Saturday, June 28, 2014

God After Midnight (Psalm 89:46-52)

How long, Lord? will you hide yourself forever?
     How long will your wrath burn life fire?
Remember how fleeting is my life.
     For what futility you have created all humanity!
Who can live and not see death,
     or who can escape the power of the grave?
Lord, where is your former great love,
     which in your faithfulness you sword to David?
Remember, Lord how your servant has been mocked,
     how I bear in my heart the taunts of all the nations,
the taunts with which your enemies, Lord, have mocked,
     with which they have mocked every step of your anointed one.
Praise be to the Lord forever!
Amen and Amen.
Psalm 89:46-52 (NIV)

One of my guilty pleasures is ABBA. I enjoy their music and even own a copy of the movie Mama Mia.
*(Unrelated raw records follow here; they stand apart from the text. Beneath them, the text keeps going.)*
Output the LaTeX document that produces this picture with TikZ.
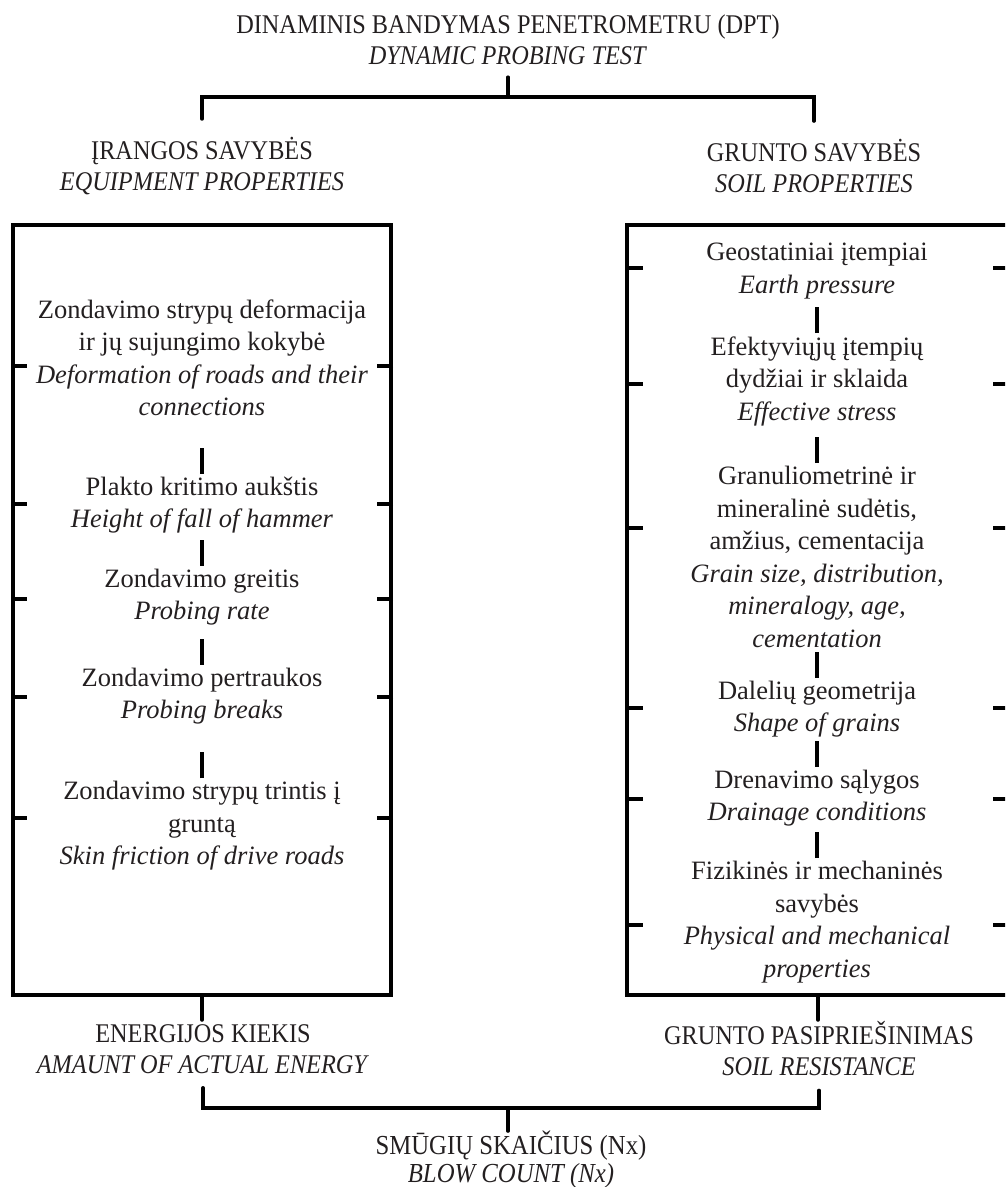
\documentclass[tikz,border=0pt]{standalone}
\usepackage{tikz}
\usepackage{graphicx}
\usepackage{fontspec}
\setmainfont{Liberation Serif}
\usetikzlibrary{calc}

\definecolor{ink}{RGB}{35,31,32}
\newcommand{\narrow}[1]{\scalebox{0.9}[1]{#1}}

\begin{document}
\begin{tikzpicture}[x=1pt,y=-1pt,
  header/.style={align=center,inner sep=0pt,text=ink,font=\fontsize{27}{31}\selectfont},
  entry/.style={align=center,inner sep=0pt,text=ink,font=\fontsize{26.5}{32.5}\selectfont},
  panel/.style={draw,line width=4pt,inner sep=0pt,minimum height=770pt},
  brace/.style={line width=3.5pt,line cap=round},
  tickmark/.style={line width=4pt},
  divider/.style={line width=4pt}]

\clip (0,0) rectangle (1005,1187);

%headings
\node[header] (title) at (508,40) {\narrow{DINAMINIS BANDYMAS PENETROMETRU (DPT)}\\\narrow{\textit{DYNAMIC PROBING TEST}}};
\node[header] (eqp) at (202,166) {\narrow{ĮRANGOS SAVYBĖS}\\\narrow{\textit{EQUIPMENT PROPERTIES}}};
\node[header] (soil) at (814,166) {\narrow{GRUNTO SAVYBĖS}\\\narrow{\textit{SOIL PROPERTIES}}};
\node[header] (eng) at (203,1049) {\narrow{ENERGIJOS KIEKIS}\\\narrow{\textit{AMAUNT OF ACTUAL ENERGY}}};
\node[header] (res) at (819,1049) {\narrow{GRUNTO PASIPRIEŠINIMAS}\\\narrow{\textit{SOIL RESISTANCE}}};
\node[header,font=\fontsize{27.5}{28}\selectfont] (blow) at (511,1160) {\narrow{SMŪGIŲ SKAIČIUS (Nx)}\\\narrow{\textit{BLOW COUNT (Nx)}}};

%boxes
\node[panel,minimum width=378pt] (lbox) at (202,610) {};
\node[panel,minimum width=382pt] (rbox) at (818,610) {};

%equipment
\node[entry] (l1) at (202,358) {Zondavimo strypų deformacija\\ir jų sujungimo kokybė\\\textit{Deformation of roads and their}\\\textit{connections}};
\node[entry] (l2) at (202,505) {Plakto kritimo aukštis\\\textit{Height of fall of hammer}};
\node[entry] (l3) at (202,597) {Zondavimo greitis\\\textit{Probing rate}};
\node[entry] (l4) at (202,696) {Zondavimo pertraukos\\\textit{Probing breaks}};
\node[entry] (l5) at (202,826) {Zondavimo strypų trintis į\\gruntą\\\textit{Skin friction of drive roads}};

%soil
\node[entry] (r1) at (817,271) {Geostatiniai įtempiai\\\textit{Earth pressure}};
\node[entry] (r2) at (817,381) {Efektyviųjų įtempių\\dydžiai ir sklaida\\\textit{Effective stress}};
\node[entry] (r3) at (817,557) {Granuliometrinė ir\\mineralinė sudėtis,\\amžius, cementacija\\\textit{Grain size, distribution,}\\\textit{mineralogy, age,}\\\textit{cementation}};
\node[entry] (r4) at (817,709) {Dalelių geometrija\\\textit{Shape of grains}};
\node[entry] (r5) at (817,798) {Drenavimo sąlygos\\\textit{Drainage conditions}};
\node[entry] (r6) at (817,922) {Fizikinės ir mechaninės\\savybės\\\textit{Physical and mechanical}\\\textit{properties}};

%dividers
\foreach \n in {l2,l3,l4,l5,r2,r3,r4,r5,r6}
  \draw[divider] ([yshift=3pt]\n.north) -- ++(0,-26);

%ticks
\foreach \y in {366,504,599,697,818}{
  \draw[tickmark] (lbox.west |- 0,\y) -- ++(16,0);
  \draw[tickmark] (lbox.east |- 0,\y) -- ++(-16,0);
}
\foreach \y in {268,384,528,708,799,925}{
  \draw[tickmark] (rbox.west |- 0,\y) -- ++(18,0);
  \draw[tickmark] (rbox.east |- 0,\y) -- ++(-18,0);
}

%brackets
\coordinate (tj) at (508,97);
\coordinate (bj) at (508,1108);
\draw[brace] (tj) -- ([yshift=-12pt]title.south);
\draw[brace] ([yshift=18pt]eqp.north) |- (tj) -| ([yshift=18pt]soil.north);
\draw[brace] (lbox.south) -- ++(0,23);
\draw[brace] (rbox.south) -- ++(0,23);
\draw[brace] ([yshift=-14pt]eng.south) |- (bj) -| ([yshift=-14pt]res.south);
\draw[brace] (bj) -- (bj |- blow.north);

\end{tikzpicture}
\end{document}
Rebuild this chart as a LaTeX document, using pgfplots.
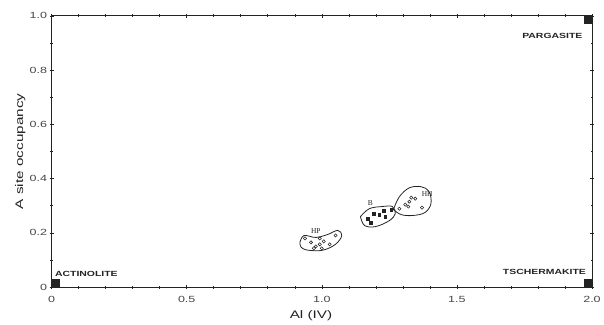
\documentclass[border=0pt]{standalone}
\usepackage{fontspec}
\setmainfont[FakeStretch=1.4]{Liberation Sans}
\newfontfamily\seriffont{Liberation Serif}
\usepackage{pgfplots}
\pgfplotsset{compat=1.18}
\definecolor{ink}{RGB}{35,35,35}
\definecolor{lab}{RGB}{70,70,70}
\begin{document}
\begin{tikzpicture}
\begin{axis}[
  scale only axis, width=544pt, height=273pt,
  xmin=0, xmax=2, ymin=0, ymax=1,
  clip=false,
  axis line style={ink, line width=0.9pt},
  xtick={0,0.5,1,1.5,2}, xticklabels={0,0.5,1.0,1.5,2.0},
  ytick={0,0.2,0.4,0.6,0.8,1}, yticklabels={0,0.2,0.4,0.6,0.8,1.0},
  minor x tick num=4, minor y tick num=1,
  tick align=center,
  major tick length=4pt, minor tick length=3pt,
  tick style={ink, line width=0.6pt},
  every tick label/.append style={font=\fontsize{9}{10}\selectfont, text=lab},
  xticklabel style={anchor=center, yshift=-10pt},
  yticklabel style={anchor=east, xshift=1pt},
  xlabel={Al (IV)}, ylabel={A site occupancy},
  label style={font=\fontsize{11}{12}\selectfont, text=ink},
  xlabel style={at={(axis description cs:0.48,-0.106)}, anchor=center},
  ylabel style={at={(axis description cs:-0.058,0.5)}, anchor=center},
]
% end-member corners
\addplot[only marks, mark=square*, mark size=3.6pt, color=ink] coordinates {(0.015,0.015) (1.985,0.985) (1.985,0.015)};
% HP
\addplot[only marks, mark=o, mark size=1.6pt, color=ink, line width=0.55pt] coordinates {
(0.9375,0.1795) (0.9596,0.1648) (0.978,0.150) (0.9926,0.1575) (1.007,0.1685)
(0.9926,0.1795) (0.9706,0.1429) (1.0,0.1429) (1.029,0.1575) (1.051,0.1905)};
\addplot[smooth, tension=0.6, color=ink, line width=0.8pt] coordinates {
(0.919,0.165) (0.934,0.190) (0.978,0.183) (1.022,0.194) (1.059,0.209) (1.074,0.190)
(1.051,0.158) (1.004,0.136) (0.949,0.136) (0.923,0.147) (0.919,0.165)};
% B
\addplot[only marks, mark=square*, mark size=1.3pt, color=ink] coordinates {
(1.169,0.2527) (1.191,0.271) (1.213,0.267) (1.228,0.282) (1.235,0.260) (1.257,0.2857) (1.180,0.238)};
\addplot[smooth, tension=0.6, color=ink, line width=0.8pt] coordinates {
(1.143,0.260) (1.176,0.289) (1.224,0.297) (1.261,0.297) (1.272,0.271) (1.250,0.245)
(1.199,0.223) (1.158,0.227) (1.143,0.260)};
% HH
\addplot[only marks, mark=o, mark size=1.6pt, color=ink, line width=0.55pt] coordinates {
(1.309,0.304) (1.324,0.315) (1.331,0.330) (1.346,0.326) (1.320,0.297) (1.371,0.293) (1.287,0.289)};
\addplot[smooth, tension=0.6, color=ink, line width=0.8pt] coordinates {
(1.265,0.286) (1.287,0.333) (1.324,0.366) (1.368,0.370) (1.397,0.352) (1.404,0.308)
(1.382,0.275) (1.338,0.264) (1.294,0.267) (1.265,0.286)};
% labels
\node[anchor=west, font=\bfseries\fontsize{7.5}{8}\selectfont, text=ink, inner sep=0pt] at (axis cs:0.012,0.048) {ACTINOLITE};
\node[anchor=east, font=\bfseries\fontsize{7.5}{8}\selectfont, text=ink, inner sep=0pt] at (axis cs:1.965,0.927) {PARGASITE};
\node[anchor=east, font=\bfseries\fontsize{7.5}{8}\selectfont, text=ink, inner sep=0pt] at (axis cs:1.978,0.055) {TSCHERMAKITE};
\node[font=\seriffont\fontsize{7.5}{8}\selectfont, text=ink, inner sep=0pt] at (axis cs:0.978,0.205) {HP};
\node[font=\seriffont\fontsize{7.5}{8}\selectfont, text=ink, inner sep=0pt] at (axis cs:1.18,0.308) {B};
\node[font=\seriffont\fontsize{7.5}{8}\selectfont, text=ink, inner sep=0pt] at (axis cs:1.39,0.343) {HH};
\coordinate (sw) at (rel axis cs:0,0);
\coordinate (ne) at (rel axis cs:1,1);
\end{axis}
\path (sw) ++(-52pt,-36pt);
\path (ne) ++(8pt,16pt);
\end{tikzpicture}
\end{document}
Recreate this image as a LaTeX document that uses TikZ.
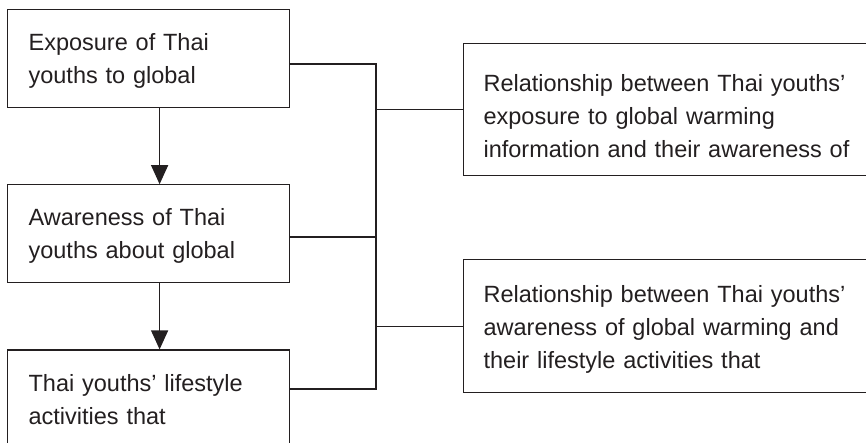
\documentclass[tikz,border=0pt]{standalone}
\usepackage{fontspec}
\setmainfont{Liberation Sans}
\usepackage{xcolor}
\usepackage{tikz}
\usetikzlibrary{positioning}
\usetikzlibrary{arrows.meta,calc}
\definecolor{ink}{HTML}{231F20}
\tikzstyle{box} = [rectangle, draw=ink, line width=1.2pt, text=ink, align=left, inner xsep=21pt, inner ysep=0pt, text width=240pt, text height=41pt, text depth=57pt, font=\fontsize{23.5}{33}\selectfont]
\tikzstyle{relbox} = [box, inner xsep=20pt, text width=380pt, anchor=north west]
\tikzstyle{arrow} = [draw=ink, line width=1.2pt, -{Triangle[width=17pt,length=19pt]}]
\tikzstyle{link} = [draw=ink, line width=1.2pt]

\begin{document}
\begin{tikzpicture}[x=1pt,y=1pt]
		\useasboundingbox (0,0) rectangle (866,-443);
		\clip (0,0) rectangle (866,-443);
		\node[box,anchor=north west] (expo) at (7,-9) {Exposure of Thai\\youths to global};
		\node[box,below=76pt of expo] (awar) {Awareness of Thai\\youths about global};
		\node[box,below=66pt of awar] (life) {Thai youths' lifestyle\\activities that};
		\node[relbox,text height=48pt,text depth=84pt] (rel1) at (463,-43) {Relationship between Thai youths'\\exposure to global warming\\information and their awareness of};
		\node[relbox,text height=43pt,text depth=90pt] (rel2) at (463,-259) {Relationship between Thai youths'\\awareness of global warming and\\their lifestyle activities that};
		\coordinate (bustop) at (376,-64);
		\coordinate (busmid) at (376,-237);
		\coordinate (busbot) at (376,-389);
		\draw[arrow] ([xshift=11pt]expo.south) -- ([xshift=11pt]awar.north);
		\draw[arrow] ([xshift=11pt]awar.south) -- ([xshift=11pt]life.north);
		\draw[link] (expo.east |- bustop) -- (bustop) -- (busbot) -- (life.east |- busbot);
		\draw[link] (awar.east |- busmid) -- (busmid);
		\draw[link] (bustop |- rel1.west) -- (rel1.west);
		\draw[link] (bustop |- rel2.west) -- (rel2.west);
	\end{tikzpicture}
\end{document}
One song particularly stays with me, Give Me, Give Me, Give Me. The end of the chorus is rather simple, "Give me, give me, give me a man after midnight. Take me through the darkness to the break of the day." In spite of what one might think about this song running around in a gay man's head that is not why the song remains with me. Instead, through the twists of my life journey the lyrics morphed a bit and became, "Give me, give me, give me a God after midnight." This morphing has helped me to understand that while the God of light is dazzling and fantastic, it is the God of shadows which attracts my spiritual interest. Now to be sure it is the one and same Sacred Reality - even the scriptures attest that God is lord of both day and night. 

This Psalm invites us into the shadows of uncertainty and angst. "How long God? Will you hide yourself forever? (v. 44). Instead of the Promised Land, the psalmist has found the shadowlands. Groping in darkness, hands are extended with the hope that something solid will emerge out of the swirling mists. But all that is found is the disappointment of shadows folding into shadows. 

The sculpture by Ana Maria Pacheco is not a queer themed work of art. Rather it is a political themed work. The artist, now residing in the UK, is originally from Brazil and the piece represents the experience of the Brazilian death squads of the 1970s. Says Patricia Vieira in her book Seeing Politics Otherwise, while reviewing this and other works by Latina/Latino artists, "The experience of torture also lies beyond the mediation of interpretation, and the trauma resulting from the victims non-mediated encounter with reality does not lend itself to symbolic deciphering." In short, one can never make "sense" out of torture. 

Pacheco's sculpture cannot be interpreted even as it fails to interpret the reality to which it points. By what words or images can we relay the terror of indifference that leads to brutality and death? How could we ever explore the inner dialogue of the victim as her/his life is viewed as expendable? Can we, or should we seek to plumb the thought process of those who kill indiscriminately? We could try, but in the end we will fail. Only our own personal encounter with such reality can help us understand. 

All queer people wrestle with the issue of how to interpret or mediate our experience to straight people. In some way we will always fail for our experience lies beyond what can be shared as no word or symbol can carry the full load of what it means to be sexually and gender diverse in a heteronormative world. As we observe the 45th anniversary of the Stonewall Riots we can understand that those gathered acted out, because speaking up could not help "decipher" the experience of oppression. 

This becomes more problematic for queer people of faith as we seek to share our stories in what has traditionally been heteronormative houses of worship. From such worship centers the label of "sinner" has been (and in some cases still is) used to torture all those who do not conform. Our spiritual landscape of the shadowlands lies beyond interpretation. Those who have experienced the underbelly of faith can talk to each other, but those who have not tend to scratch their heads and pass over such spiritual reality as less than faithful. I find it interesting that our psalmist simply ends the psalm without any resolution. "They have mocked every step of your Messiah (anointed one)" is abruptly followed by "Praise be to the Lord forever," as if the psalmist realizes the futility of seeking to explain the shadowlands of faith. 

William James, the father of American psychology and a deeply spiritual person in his own right, described this dynamic as being either "once-born" or "twice-born." The once-born are those for whom God is the parent who keeps them safe and from harm. No concerns have ever arisen to shake their faith. The twice-born are those for whom God is no longer the almighty parent. Twice-born people have wrestled with disappointment in God to find a deeper and more penetrating faith. God, for the twice-born, is One who walks with them through the shadows of a less than perfect life. Or to misquote ABBA, the "God after midnight."